Agents' work is a continuous cycle of: Thought -> Action and Observing.

  1. Thought: The LLM part of the Agent decides what the next step should be
  2. Action: The agent takes an action by calling the tools with the associated arguments
  3. Observation: The model reflects on the response from the tool.

Tools:

A tool is a function given to the LLM. When the LLM calls a tool, it needs to understand how to use it. Therefore, we provide tool information through a tools parameter (not system message). For example:

{
  "name": "calculator",
  "description": "Multiply two integers",
  "parameters": {
    "type": "object",
    "properties": {
      "a": {"type": "integer"},
      "b": {"type": "integer"}
    }
  }
}

When we write tools in Python, we often create a tool class and use decorators to register new tools. We typically write schema conversion methods like to_openai_schema() or to_anthropic_schema() to generate tool definitions for different LLM providers.

However, different LLM providers have different tool calling formats and protocols. This creates several problems:

  • Schema format differences: Each provider requires different JSON structures
  • Execution model differences: Tool developers must write adapter code for each LLM
  • Maintenance burden: One tool needs multiple implementations

This is where MCP (Model Context Protocol) comes in. Tool providers only need to develop one MCP server and deploy it. The MCP server:

  • Defines tools using a standardized schema
  • Hosts and executes the tools itself
  • Communicates with LLMs thorugh a unified protocol

LLMs that implement the MCP client protocol can call these tools directly without requiring tool provider to write provider-specific adapters.

Thought

Common Thought Types:

  1. Planning
  2. Analysis
  3. Decision Making
  4. Problem Solving
  5. Memory Integration
  6. Self-Reflection
  7. Goal Setting
  8. Prioritization

Chain-of-Thought: It is a prompting technique that guides a model to think through a problem step-by-step before producing a final answer. It typically starts with: Let's think step by step.
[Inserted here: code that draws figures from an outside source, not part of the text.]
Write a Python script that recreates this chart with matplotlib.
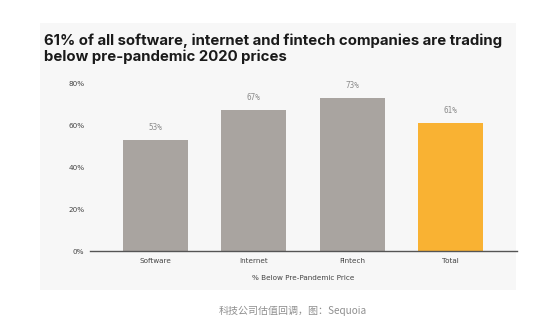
import matplotlib
matplotlib.use("Agg")
import matplotlib.pyplot as plt
from matplotlib.patches import Rectangle

categories = ["Software", "Internet", "Fintech", "Total"]
values = [0.53, 0.67, 0.73, 0.61]
labels = ["53%", "67%", "73%", "61%"]
colors = ["#a9a4a0", "#a9a4a0", "#a9a4a0", "#f9b233"]

fig = plt.figure(figsize=(5.56, 3.32), dpi=100)
fig.patch.set_facecolor("white")

# light grey panel behind the chart
fig.patches.append(Rectangle((40 / 556, 1 - 290 / 332), 476 / 556, 267 / 332,
                             transform=fig.transFigure, facecolor="#f7f7f7",
                             edgecolor="none", zorder=-1))

fig.text(44 / 556, 1 - 48.5 / 332,
         "61% of all software, internet and fintech companies are trading\nbelow pre-pandemic 2020 prices",
         fontsize=10.75, fontweight="bold", family="Inter", color="#1a1a1a",
         va="center", ha="left", linespacing=1.12)

ax = fig.add_axes([90 / 556, 1 - 251 / 332, 427 / 556, 168 / 332])
ax.set_zorder(2)
ax.set_facecolor("none")
x = range(len(categories))
ax.bar(x, values, width=0.66, color=colors)
for i, v in enumerate(values):
    ax.text(i, v + 0.06, labels[i], ha="center", va="center",
            fontsize=5.5, family="DejaVu Sans Mono", color="#8c8c8c")

ax.set_xlim(-0.665, 3.675)
ax.set_ylim(0, 0.8)
ax.set_yticks([0, 0.2, 0.4, 0.6, 0.8])
ax.set_yticklabels(["0%", "20%", "40%", "60%", "80%"])
ax.set_xticks(list(x))
ax.set_xticklabels(categories)
ax.tick_params(axis="both", length=0, labelsize=5.2, labelcolor="#444444")
ax.tick_params(axis="x", pad=5)
ax.tick_params(axis="y", pad=4)
for s in ["top", "right", "left"]:
    ax.spines[s].set_visible(False)
ax.spines["bottom"].set_color("#555555")
ax.spines["bottom"].set_linewidth(1)
ax.set_xlabel("% Below Pre-Pandemic Price", fontsize=5.2, color="#444444", labelpad=8)

fig.text(293 / 556, 1 - 311 / 332, "科技公司估值回调，图：Sequoia",
         fontsize=7.2, family=["Noto Sans CJK SC", "DejaVu Sans"], color="#8f8f8f",
         ha="center", va="center")

fig.savefig("out.png", dpi=100)
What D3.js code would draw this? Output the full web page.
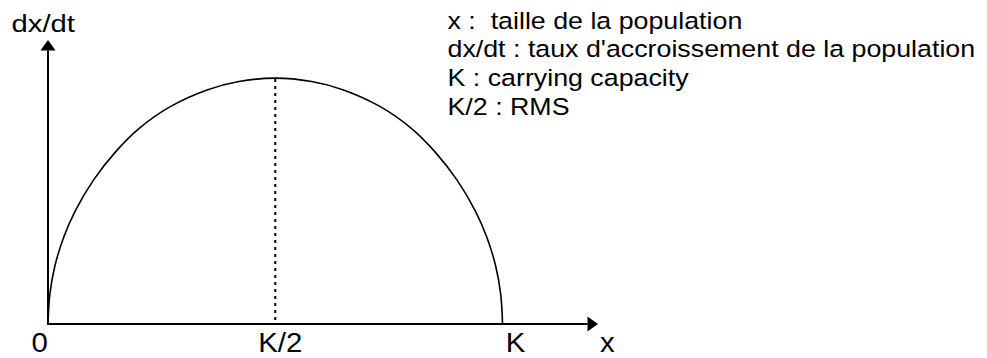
<!DOCTYPE html>
<html>
<head>
<meta charset="utf-8">
<script src="https://cdn.jsdelivr.net/npm/d3@7"></script>
<style>
  html, body { margin: 0; padding: 0; background: #fff; }
  svg { display: block; }
  text { font-family: "Liberation Sans", Arial, sans-serif; fill: #000; white-space: pre; }
</style>
</head>
<body>
<svg id="chart" width="987" height="358"></svg>
<script>
// ---- data (x as fraction of K, y as fraction of maximum growth rate) ----
const curveX = [0, 0.004, 0.015, 0.035, 0.06, 0.1, 0.15, 0.2, 0.27, 0.35, 0.42, 0.5,
                0.58, 0.65, 0.73, 0.8, 0.85, 0.9, 0.94, 0.965, 0.985, 0.996, 1];
const curveY = [0, 0.12, 0.235, 0.355, 0.46, 0.585, 0.703, 0.795, 0.885, 0.952, 0.986, 1,
                0.986, 0.952, 0.885, 0.795, 0.703, 0.585, 0.46, 0.355, 0.235, 0.12, 0];
const tickValues = [0, 0.5, 1];
const tickLabels = ["0", "K/2", "K"];
const msyX = [0.5];
const msyY = [1];
const axisExtentX = [0, 1.21];
const axisExtentY = [0, 1.155];
const xAxisTitle = "x";
const yAxisTitle = "dx/dt";
const legendLines = [
  "x :  taille de la population",
  "dx/dt : taux d'accroissement de la population",
  "K : carrying capacity",
  "K/2 : RMS"
];

// ---- layout ----
const svg = d3.select("#chart");
const x = d3.scaleLinear().domain(axisExtentX).range([48, 598]);
const y = d3.scaleLinear().domain(axisExtentY).range([324, 40]);
const tickDx = [-16.4, -17.0, 3.2];
const tickBaseline = 352;
const tickFont = 28;
const axisStroke = 2;
const headLen = 10.5, headHalf = 7.5;

// curve
const pts = curveX.map((v, i) => [v, curveY[i]]);
const line = d3.line().x(d => x(d[0])).y(d => y(d[1])).curve(d3.curveCatmullRom.alpha(0.5));
svg.append("path").attr("d", line(pts))
  .attr("fill", "none").attr("stroke", "#000").attr("stroke-width", 1.6);

// dotted MSY line
svg.append("line")
  .attr("x1", x(msyX[0])).attr("x2", x(msyX[0]))
  .attr("y1", y(msyY[0]) + 1).attr("y2", y(0))
  .attr("stroke", "#000").attr("stroke-width", 2)
  .attr("stroke-dasharray", "3,4");

// axes
svg.append("line")
  .attr("x1", x(0) - 1).attr("x2", x(axisExtentX[1]) - headLen)
  .attr("y1", y(0)).attr("y2", y(0))
  .attr("stroke", "#000").attr("stroke-width", axisStroke);
svg.append("line")
  .attr("x1", x(0)).attr("x2", x(0))
  .attr("y1", y(0) + 1).attr("y2", y(axisExtentY[1]) + headLen)
  .attr("stroke", "#000").attr("stroke-width", axisStroke);

// arrow heads
const xt = x(axisExtentX[1]), y0 = y(0);
svg.append("path")
  .attr("d", `M${xt},${y0} L${xt - headLen},${y0 - headHalf} L${xt - headLen},${y0 + headHalf} Z`)
  .attr("fill", "#000");
const x0 = x(0), yt = y(axisExtentY[1]);
svg.append("path")
  .attr("d", `M${x0},${yt} L${x0 - headHalf},${yt + headLen} L${x0 + headHalf},${yt + headLen} Z`)
  .attr("fill", "#000");

// tick labels
svg.selectAll("text.tick").data(tickValues).join("text")
  .attr("class", "tick")
  .attr("transform", (d, i) => `translate(${x(d) + tickDx[i]},${tickBaseline}) scale(1.05,1)`)
  .attr("font-size", tickFont)
  .text((d, i) => tickLabels[i]);

// axis titles
svg.append("text")
  .attr("transform", `translate(${xt + 2},${tickBaseline}) scale(1.05,1)`)
  .attr("font-size", tickFont)
  .text(xAxisTitle);

svg.append("text")
  .attr("transform", `translate(11.5,31.5) scale(1.22,1)`)
  .attr("font-size", 24)
  .text(yAxisTitle);

// legend
const lg = svg.append("g");
lg.selectAll("text").data(legendLines).join("text")
  .attr("xml:space", "preserve")
  .attr("transform", (d, i) => `translate(447.5,${28.5 + i * 28.7}) scale(1.15,1)`)
  .attr("font-size", 23.3)
  .text(d => d);
</script>
</body>
</html>
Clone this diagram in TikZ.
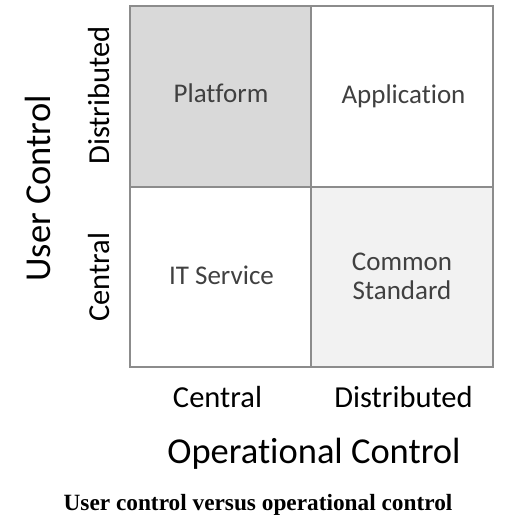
\documentclass[tikz,border=0pt]{standalone}
\usepackage{fontspec}
\setmainfont[Ligatures={NoCommon,NoContextual}]{Carlito}
\newfontfamily\capfont{Liberation Serif}
\definecolor{gridline}{HTML}{8C8C8C}
\definecolor{celltext}{HTML}{404040}
\definecolor{darkcell}{HTML}{D9D9D9}
\definecolor{lightcell}{HTML}{F2F2F2}
\begin{document}
\begin{tikzpicture}[x=1pt,y=-1pt,
  cell/.style={draw=gridline, line width=2pt, minimum width=181.5pt, minimum height=180.5pt, inner sep=0pt},
  celllabel/.style={anchor=base, inner sep=0pt, text=celltext, font=\fontsize{27}{32}\selectfont},
  ticklabel/.style={anchor=base, inner sep=0pt, text=black, font=\fontsize{30.5}{36}\selectfont},
  axislabel/.style={anchor=base, inner sep=0pt, text=black, font=\fontsize{36.5}{44}\selectfont},
  caption/.style={anchor=base, inner sep=0pt, text=black, font=\capfont\bfseries\fontsize{23.3}{28}\selectfont}]
\useasboundingbox[fill=white] (0,0) rectangle (506,521);
% cells
\node[cell, fill=darkcell]  (pl) at (220.5,96.5) {};
\node[cell, fill=white]     (ap) at (402,96.5) {};
\node[cell, fill=white]     (it) at (220.5,277) {};
\node[cell, fill=lightcell] (cs) at (402,277) {};
% cell labels
\node[celllabel] (tpl) at (221,103) {Platform};
\node[celllabel] (tap) at (403.5,104) {Application};
\node[celllabel] (tit) at (221.5,284) {IT Service};
\node[celllabel] (tcs1) at (402,270) {Common};
\node[celllabel] (tcs2) at (402,299) {Standard};
% vertical axis
\node[ticklabel, rotate=90] (ydist) at (109,95.5) {Distributed};
\node[ticklabel, rotate=90] (ycent) at (109,277) {Central};
\node[axislabel, rotate=90] (ylab) at (50,188.5) {User Control};
% horizontal axis
\node[ticklabel] (xcent) at (217.5,407) {Central};
\node[ticklabel] (xdist) at (403.5,407) {Distributed};
\node[axislabel] (xlab) at (314,463) {Operational Control};
% caption
\node[caption] (cap) at (258,510) {User control versus operational control};
\end{tikzpicture}
\end{document}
ReAct: Reasoning + Acting: It is also a prompting technique that encourages the model to think step-by-step and interleave actions between reasoning steps. Such as

Thought: I need to find the latest weather in Paris.
Action: Search["weather in Paris"]
Observation: It's 18°C and cloudy.
Thought: Now that I know the weather...
Action: Finish["It's 18°C and cloudy in Paris."]

Internalized CoT: It is a training-level techniques, where the model learns to think via examples, they use structured tokens like and to explicitly separate the reasoning phse from the final answer.

Types of Agent

  • JSON Agent: The action to take is specified in JSON format
  • Code Agent: The Agent writes a code block that is interpreted externally
    • Code can natually represent complex logic
    • Generated code can be reused across different actions or tasks
    • With a well-defined programming syntax, code errors are often easier to detect and correct
    • Code agents can integrate directly with external libraries and APIs code agent
  • Function-calling Agent: It is a subcategory of the JSON Agent which has been fine-tuned to generate a new message for each action

Type of Actions

  • Information Gathering: Performing web searches, querying databases or retrieving documents
  • Tool Usage: Making API calls, running calculations and executing codes
  • Environment Interaction: Manipulating digital interfaces or controlling phuysical devices
  • Communication: Engaging with users via chat or collaborating with other agents

Type of Observation

  • System Feedback
  • Data Changes
  • Environmental Data
  • Response Analysis
  • Time-based Events